En 2011, le Royaume-Uni a réduit son taux de crédit d'impôt de 25 % à 20 % et en pratique a ciblé les films à gros budget au-delà de 20 millions de livres. Il s'en est suivi une baisse drastique du nombre de films, mais surtout du volume des dépenses de 1 550 m£ à 684 m£ en une année. Les films en cours ont été achevés, mais les nouveaux projets ont été mis en attente. Les producteurs craignaient d'autres modifications ultérieures, d'où un phénomène d'attentisme. Les producteurs ont demandé explicitement de développer des studios d'effets visuels dans d'autres juridictions qui leur semblaient attractives : Montréal ou Vancouver. Face à la baisse d'activité à l'automne 2013, le Gouvernement britannique a annoncé un retour et une amélioration des taux, effective au 1er avril 2014 (approbation de la Commission Européenne), pour récupérer la dynamique.

En juin 2014, le nouveau Gouvernement du Québec a voulu rétablir immédiatement l'équilibre budgétaire et a appliqué dans les deux mois suivant son élection une réduction paramétrique de 20 % sur l'ensemble des programmes de crédit d'impôt sans distinction. Les taux respectifs étaient de 25 % pour les productions internationales et 40 % pour les productions nationales. L'impact les faisait passer respectivement à 16 % d'une part et 32 % d'autre part. Tous les nouveaux projets de films internationaux ont été suspendus jusqu'à la fin de l'année et les projets d'investissements de studios ont été reportés. Dès l'été 2014, le Gouvernement québécois a lancé une commission pour revoir les impacts non estimés et évaluer les modifications rectificatives à faire pour éliminer les effets négatifs. Au début de l'hiver, devant les difficultés des sociétés de production québécoises, il a annoncé qu'il allait revoir les taux à la hausse lors du budget 2015-2016 annoncé en mars.

Source : ministère de la culture

Dans le domaine du jeu vidéo, la France occupe une position enviable sur un marché international extrêmement concurrentiel et dominé par les Anglo-Saxons . Paris notamment est la 6 e ville mondiale en nombre de studios, à égalité avec Montréal .

Classement des villes en fonction du nombre de studios en 2017

Ville

Nombre de studios

Londres

108

San Francisco

107

Tokyo

101

Los Angeles

69

Seattle

67

Paris

58

Montréal

58

Vancouver

54

Austin

47

Toronto

38

Source : ministère de la culture, traitement commission de la culture du Sénat

Il est donc primordial de prendre en compte trois paramètres avant toute remise en cause des crédits d'impôt :

• Le degré de compétition internationale . Si la France dispose de formations reconnues mondialement comme de conditions idéales pour les tournages, elle doit faire face à de nombreux pays qui ont identifié de longue date les industries culturelles comme des vecteurs de développement pour des emplois qualifiés. Dans ce secteur, le coût du travail est moins important que dans l'industrie, mais les studios examinent l'ensemble des conditions d'implantation et de développement . Les crédits d'impôt constituent donc parmi d'autres un élément supplémentaire d'attractivité.

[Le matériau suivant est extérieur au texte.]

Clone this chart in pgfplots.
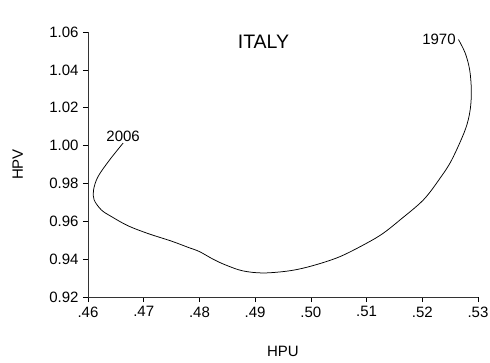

• Le risque de déstabilisation . Votre Rapporteure pour avis est bien entendu très favorable à des évaluations régulières et les moins contestées possible. Pour autant, les annonces régulières dans la presse de « menaces » sur les crédits d'impôt ont un effet très négatif, car elles laissent des traces et ne contribuent pas à un environnement serein propre à permettre des investissements sur le long terme .

• Le « soft power » . Les États-Unis avaient compris après la seconde guerre mondiale l'intérêt de diffuser à l'échelle mondiale leur cinéma. Plus récemment, le très grand succès de la série de jeux vidéo « The Witcher 7 ( * ) » a contribué à améliorer l'image de la création polonaise dans son ensemble. Dès lors, toute décision prise doit bien mesurer l'impact global d'un affaiblissement non seulement économique, mais également en termes d'image pour le pays.

Votre Rapporteure pour avis restera très attachée dans les années à venir à une défense non pas aveugle, mais raisonnée de ces dispositifs fiscaux .


* 7 Tirés d'une série de roman de Andrzej Sapkowski et développés en jeu par le studio polonais CD Projekt, les trois volets ont connu un succès mondial, remportant les prix les plus prestigieux. Le dernier opus paru en 2015 « The Witcher 3 : Wild Hunt » a été vendu à plus de 10 millions d'exemplaires. Netflix a annoncé la prochaine parution d'une série tirée de cet univers.